Du fragst dich jetzt vielleicht, was eine Fesselmassage sein soll. Vielleicht kennst du Tantramassagen und vielleicht sagt dir auch Shibari etwas. Aber was haben diese beiden Welten bitteschön miteinander zu tun? Bis vor wenigen Monaten hatten sie auch für mich nichts miteinander zu tun.
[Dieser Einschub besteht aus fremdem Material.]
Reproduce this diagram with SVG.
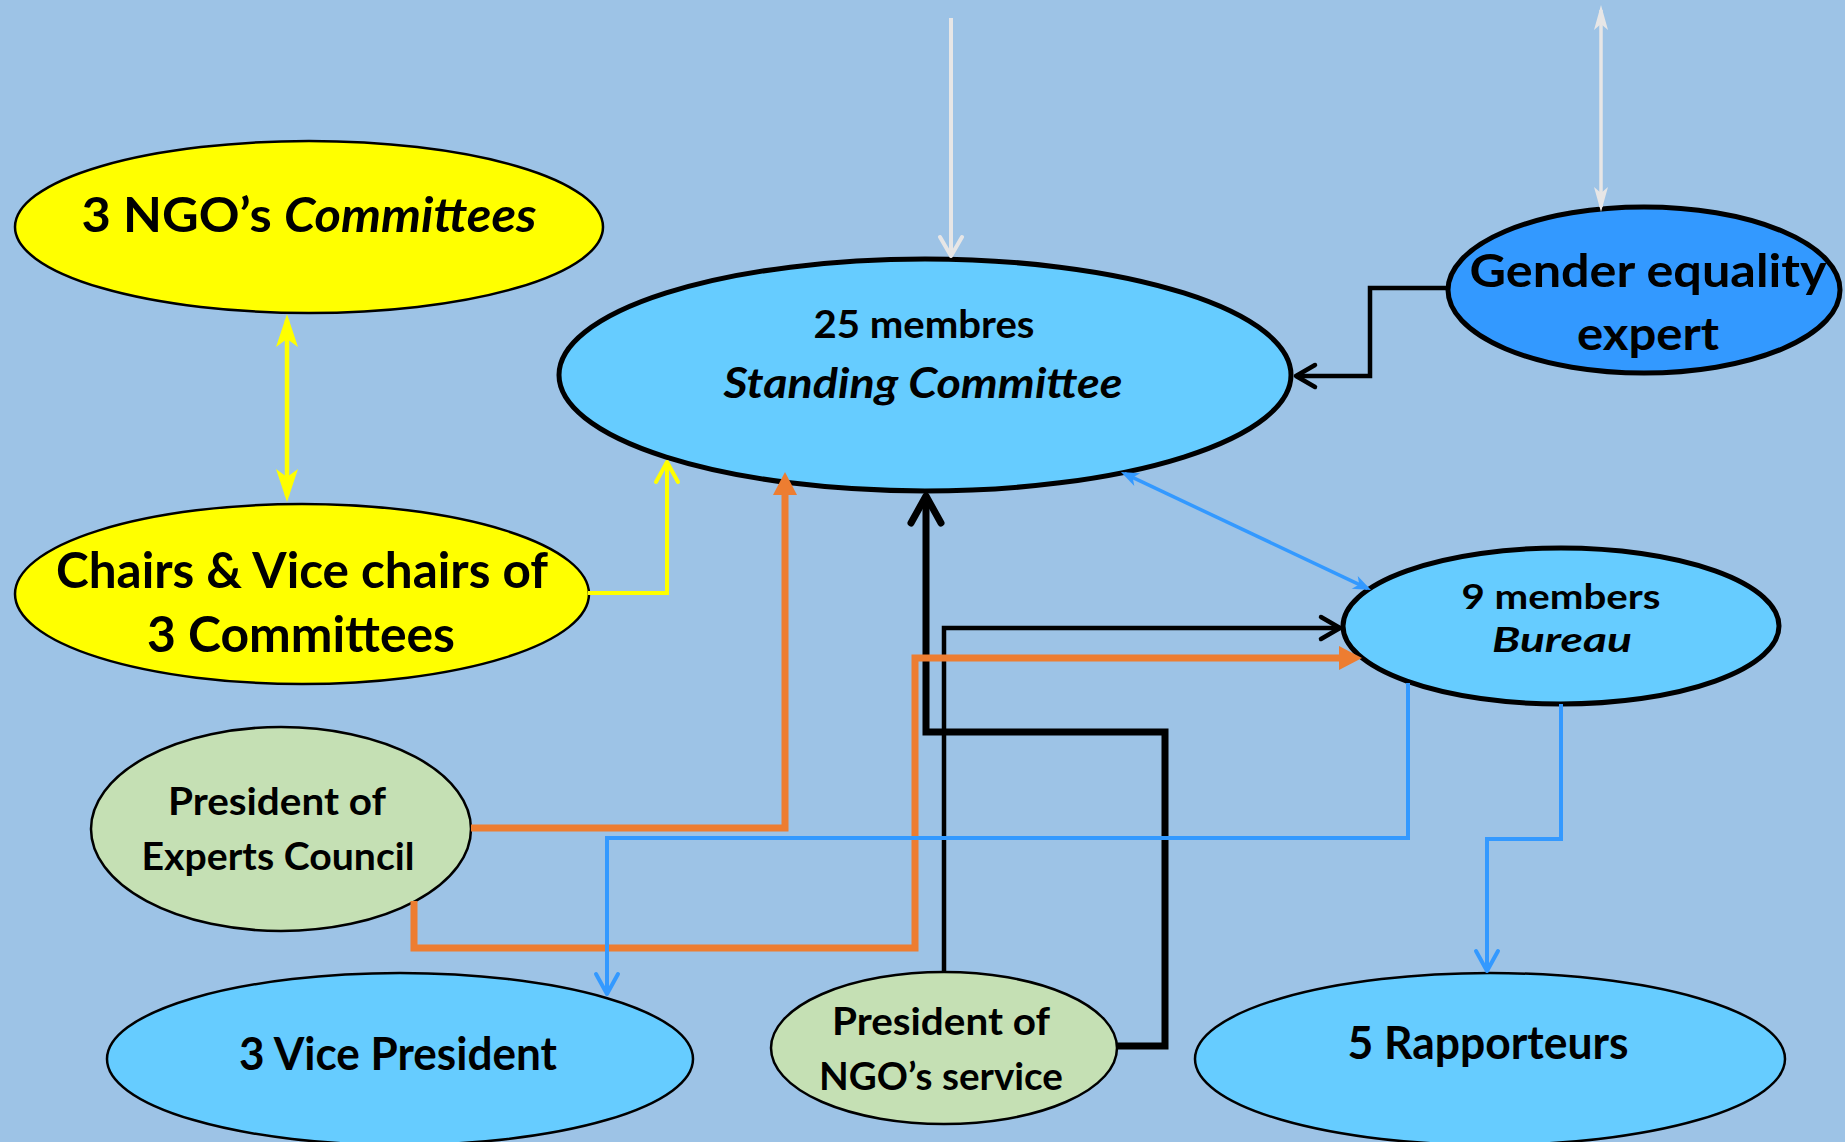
<svg xmlns="http://www.w3.org/2000/svg" width="1845" height="1142" viewBox="0 0 1845 1142">
<style>
.t{font-family:Lato,"Open Sans","Liberation Sans",sans-serif;font-weight:bold;fill:#000;text-anchor:middle}
.i{font-style:italic}
.thin{stroke:#000;stroke-width:2.5}
.thick{stroke:#000;stroke-width:5}
.yel{fill:#FFFF00}
.sky{fill:#66CCFF}
.grn{fill:#C5E0B4}
.blu{fill:#3399FF}
.c{fill:none;stroke-linejoin:miter}
</style>
<defs>
<marker id="chevK" markerUnits="userSpaceOnUse" viewBox="-30 -20 40 40" markerWidth="40" markerHeight="40" refX="0" refY="0" orient="auto" overflow="visible">
<path d="M-19,-11 L0,0 L-19,11" fill="none" stroke="#000" stroke-width="4.5" stroke-linecap="round" stroke-linejoin="round"/>
</marker>
<marker id="chevKB" markerUnits="userSpaceOnUse" viewBox="-40 -25 50 50" markerWidth="50" markerHeight="50" refX="0" refY="0" orient="auto" overflow="visible">
<path d="M-27,-15 L0,0 L-27,15" fill="none" stroke="#000" stroke-width="7" stroke-linecap="round" stroke-linejoin="round"/>
</marker>
<marker id="chevW" markerUnits="userSpaceOnUse" viewBox="-30 -20 40 40" markerWidth="40" markerHeight="40" refX="0" refY="0" orient="auto" overflow="visible">
<path d="M-19,-11 L0,0 L-19,11" fill="none" stroke="#E7E6E6" stroke-width="4" stroke-linecap="round" stroke-linejoin="round"/>
</marker>
<marker id="chevY" markerUnits="userSpaceOnUse" viewBox="-30 -20 40 40" markerWidth="40" markerHeight="40" refX="0" refY="0" orient="auto" overflow="visible">
<path d="M-20,-11 L0,0 L-20,11" fill="none" stroke="#FFFF00" stroke-width="4" stroke-linecap="round" stroke-linejoin="round"/>
</marker>
<marker id="chevB" markerUnits="userSpaceOnUse" viewBox="-30 -20 40 40" markerWidth="40" markerHeight="40" refX="0" refY="0" orient="auto" overflow="visible">
<path d="M-20,-11 L0,0 L-20,11" fill="none" stroke="#3399FF" stroke-width="4" stroke-linecap="round" stroke-linejoin="round"/>
</marker>
<marker id="triO" markerUnits="userSpaceOnUse" viewBox="-30 -20 60 40" markerWidth="60" markerHeight="40" refX="0" refY="0" orient="auto" overflow="visible">
<path d="M-1,-12 L22,0 L-1,12 Z" fill="#ED7D31"/>
</marker>
<marker id="stY" markerUnits="userSpaceOnUse" viewBox="-40 -20 50 40" markerWidth="50" markerHeight="40" refX="0" refY="0" orient="auto-start-reverse" overflow="visible">
<path d="M6,0 L-27,-11 L-19,0 L-27,11 Z" fill="#FFFF00"/>
</marker>
<marker id="stW" markerUnits="userSpaceOnUse" viewBox="-30 -20 40 40" markerWidth="40" markerHeight="40" refX="0" refY="0" orient="auto-start-reverse" overflow="visible">
<path d="M5,0 L-20,-7 L-14,0 L-20,7 Z" fill="#E7E6E6"/>
</marker>
<marker id="stB" markerUnits="userSpaceOnUse" viewBox="-30 -20 40 40" markerWidth="40" markerHeight="40" refX="0" refY="0" orient="auto-start-reverse" overflow="visible">
<path d="M4,0 L-14,-7 L-9,0 L-14,7 Z" fill="#3399FF"/>
</marker>
</defs>
<rect width="1845" height="1142" fill="#9DC3E6"/>

<g id="ngo-committees">
<ellipse cx="309" cy="227" rx="294" ry="86" class="yel thin"/>
<text class="t" x="309" y="232" font-size="47" textLength="455" lengthAdjust="spacingAndGlyphs">3 NGO’s <tspan class="i">Committees</tspan></text>
</g>
<g id="standing-committee">
<ellipse cx="925" cy="375" rx="366" ry="116" class="sky thick"/>
<text class="t" x="924" y="338" font-size="39" textLength="221" lengthAdjust="spacingAndGlyphs">25 membres</text>
<text class="t i" x="923" y="398" font-size="42" textLength="399" lengthAdjust="spacingAndGlyphs">Standing Committee</text>
</g>
<g id="gender-expert">
<ellipse cx="1644" cy="290" rx="196" ry="83" class="blu thick"/>
<text class="t" x="1648" y="287" font-size="46" textLength="357" lengthAdjust="spacingAndGlyphs">Gender equality</text>
<text class="t" x="1648" y="350" font-size="46" textLength="142" lengthAdjust="spacingAndGlyphs">expert</text>
</g>
<g id="chairs">
<ellipse cx="302" cy="594" rx="287" ry="90" class="yel thin"/>
<text class="t" x="302" y="588" font-size="49" textLength="492" lengthAdjust="spacingAndGlyphs">Chairs &amp; Vice chairs of</text>
<text class="t" x="301" y="652" font-size="49" textLength="308" lengthAdjust="spacingAndGlyphs">3 Committees</text>
</g>
<g id="experts-council">
<ellipse cx="281" cy="829" rx="190" ry="102" class="grn thin"/>
<text class="t" x="277" y="815" font-size="38" textLength="218" lengthAdjust="spacingAndGlyphs">President of</text>
<text class="t" x="278" y="870" font-size="38" textLength="273" lengthAdjust="spacingAndGlyphs">Experts Council</text>
</g>
<g id="bureau">
<ellipse cx="1561" cy="626" rx="218" ry="78" class="sky thick"/>
<text class="t" x="1561" y="609" font-size="34" textLength="199" lengthAdjust="spacingAndGlyphs">9 members</text>
<text class="t i" x="1562" y="652" font-size="35" textLength="140" lengthAdjust="spacingAndGlyphs">Bureau</text>
</g>
<g id="vice-president">
<ellipse cx="400" cy="1059" rx="293" ry="86" class="sky thin"/>
<text class="t" x="398" y="1070" font-size="45" textLength="318" lengthAdjust="spacingAndGlyphs">3 Vice President</text>
</g>
<g id="ngo-service">
<ellipse cx="944" cy="1048" rx="173" ry="76" class="grn thin"/>
<text class="t" x="941" y="1035" font-size="38" textLength="218" lengthAdjust="spacingAndGlyphs">President of</text>
<text class="t" x="941" y="1090" font-size="38" textLength="244" lengthAdjust="spacingAndGlyphs">NGO’s service</text>
</g>
<g id="rapporteurs">
<ellipse cx="1490" cy="1059" rx="295" ry="86" class="sky thin"/>
<text class="t" x="1488" y="1059" font-size="45" textLength="281" lengthAdjust="spacingAndGlyphs">5 Rapporteurs</text>
</g>

<g id="connectors">
<path class="c" d="M951,18 V256" stroke="#E7E6E6" stroke-width="4" marker-end="url(#chevW)"/>
<path class="c" d="M1601,10 V207" stroke="#E7E6E6" stroke-width="3.5" marker-start="url(#stW)" marker-end="url(#stW)"/>
<path class="c" d="M1447,288 H1370 V376 H1296" stroke="#000" stroke-width="4.5" marker-end="url(#chevK)"/>
<path class="c" d="M287,320 V496" stroke="#FFFF00" stroke-width="4.5" marker-start="url(#stY)" marker-end="url(#stY)"/>
<path class="c" d="M588,593 H667 V462" stroke="#FFFF00" stroke-width="4" marker-end="url(#chevY)"/>
<path class="c" d="M1117,1046 H1165 V732 H926 V496" stroke="#000" stroke-width="7" marker-end="url(#chevKB)"/>
<path class="c" d="M944,972 V628 H1340" stroke="#000" stroke-width="4.5" marker-end="url(#chevK)"/>
<path class="c" d="M471,828 H785 V494" stroke="#ED7D31" stroke-width="7" marker-end="url(#triO)"/>
<path class="c" d="M414,901 V948 H915 V658 H1340" stroke="#ED7D31" stroke-width="7" marker-end="url(#triO)"/>
<path class="c" d="M1124.6,473.7 L1367.4,588.3" stroke="#3399FF" stroke-width="3.5" marker-start="url(#stB)" marker-end="url(#stB)"/>
<path class="c" d="M1408,683 V838 H607 V994" stroke="#3399FF" stroke-width="4" marker-end="url(#chevB)"/>
<path class="c" d="M1561,704 V839 H1487 V971" stroke="#3399FF" stroke-width="4" marker-end="url(#chevB)"/>
</g>
</svg>
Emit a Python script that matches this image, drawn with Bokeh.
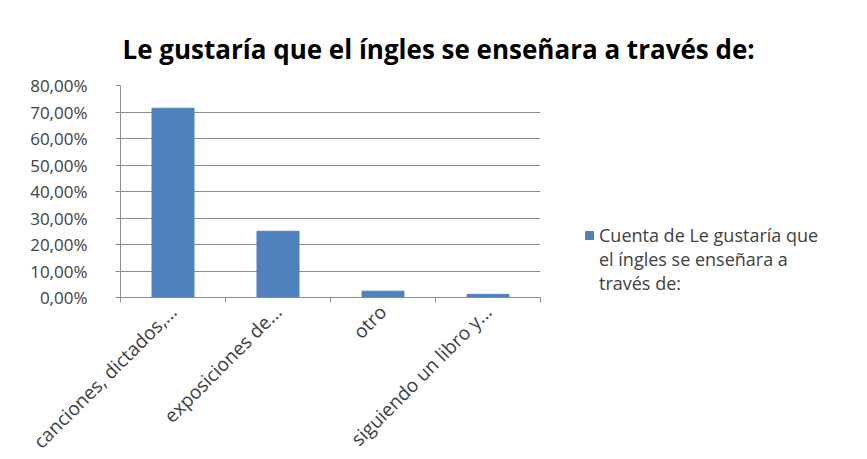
import math
from bokeh.plotting import figure
from bokeh.models import (Range1d, FixedTicker, LinearAxis, Legend, LegendItem, Title)
from bokeh.embed import file_html
from bokeh.resources import INLINE

categories = ["canciones, dictados,...", "exposiciones de...", "otro", "siguiendo un libro y..."]
values = [71.43, 25.00, 2.38, 1.19]
y_ticks = [0, 10, 20, 30, 40, 50, 60, 70, 80]
y_tick_labels = ["0,00%", "10,00%", "20,00%", "30,00%", "40,00%", "50,00%", "60,00%", "70,00%", "80,00%"]
series_lines = ["Cuenta de Le gustaría que", "el íngles se enseñara a", "través de:"]
title_text = "Le gustaría que el íngles se enseñara a través de:"

FONT = "Open Sans"
TXT = "#404040"
GRID = "#8c8c8c"
BAR = "#4F81BD"

n = len(categories)
centers = [i + 0.5 for i in range(n)]
bounds = list(range(n + 1))

p = figure(frame_width=420, frame_height=212, output_backend="svg", toolbar_location=None,
           x_range=Range1d(0, n), y_range=Range1d(0, 80),
           min_border_left=120, min_border_right=20, min_border_top=85, min_border_bottom=146,
           x_axis_type=None)
p.outline_line_color = None
p.background_fill_color = "white"
p.border_fill_color = "white"

r = p.vbar(x=centers, top=values, width=0.4, fill_color=BAR, line_color=BAR)
# invisible renderer used only for the continuation lines of the legend label
r_blank = p.vbar(x=[], top=[], width=0.4, fill_alpha=0, line_alpha=0)

# y axis
ya = p.yaxis[0]
ya.ticker = FixedTicker(ticks=y_ticks)
ya.major_label_overrides = {t: l for t, l in zip(y_ticks, y_tick_labels)}
ya.axis_line_color = GRID
ya.major_tick_line_color = GRID
ya.major_tick_out = 5
ya.major_tick_in = 0
ya.minor_tick_line_color = None
ya.major_label_text_font = FONT
ya.major_label_text_font_size = "17px"
ya.major_label_text_color = TXT
ya.major_label_standoff = 28

p.ygrid.ticker = FixedTicker(ticks=y_ticks)
p.ygrid.grid_line_color = GRID
p.ygrid.grid_line_width = 1
p.xgrid.grid_line_color = None

# x axis: boundary ticks
xa1 = LinearAxis(ticker=FixedTicker(ticks=bounds),
                 major_label_overrides={b: "" for b in bounds},
                 axis_line_color=GRID, major_tick_line_color=GRID,
                 major_tick_out=5, major_tick_in=0, minor_tick_line_color=None,
                 major_label_text_font_size="1px", major_label_standoff=0)
p.add_layout(xa1, "below")
# x axis: category labels
xa2 = LinearAxis(ticker=FixedTicker(ticks=centers),
                 major_label_overrides={c: l for c, l in zip(centers, categories)},
                 axis_line_color=None, major_tick_line_color=None, minor_tick_line_color=None,
                 major_label_orientation=math.pi / 4,
                 major_label_text_font=FONT, major_label_text_font_size="19px",
                 major_label_text_color=TXT, major_label_standoff=0)
p.add_layout(xa2, "below")

# title
t = Title(text=title_text, align="left", offset=2, text_font=FONT,
          text_font_size="26px", text_font_style="bold", text_color="#000000", standoff=38)
p.add_layout(t, "above")

items = [LegendItem(label=series_lines[0], renderers=[r])]
items += [LegendItem(label=s, renderers=[r_blank]) for s in series_lines[1:]]
legend = Legend(items=items,
                location=(44, 2), padding=0, margin=0, spacing=0, border_line_color=None,
                background_fill_alpha=0, label_text_font=FONT, label_text_font_size="18px",
                label_text_color=TXT, glyph_width=10, glyph_height=10, label_standoff=5,
                label_height=22)
p.add_layout(legend, "right")

open("out.html", "w").write(file_html(p, INLINE))
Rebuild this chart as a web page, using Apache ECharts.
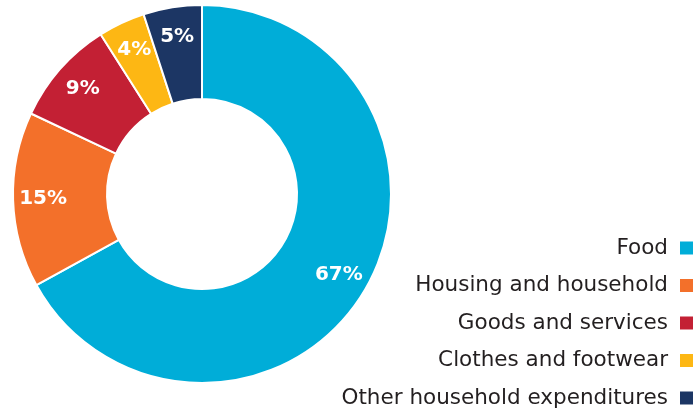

Warum wir fesseln und Berührung verbinden
Zuerst war da die Tantramassage in meinem Leben. Ich habe diese achtsame, langsame und sinnliche Art der Berührung sehr zu schätzen gelernt. Viele Jahre später gab es eine erste Erfahrung mit Gefesselt werden und ich wurde neugierig. Das berührte ganz neue Aspekte in mir. In mir entstanden Gedanken, wie es wohl wäre, diese beiden Welten miteinander zu verbinden. Und dann bin ich auf Menschen getroffen, die genau das tun. Bald darauf habe ich mich zu meinem ersten Fesselmassageseminar angemeldet, von dem ich und inspiriert und begeistert wieder zurück kam.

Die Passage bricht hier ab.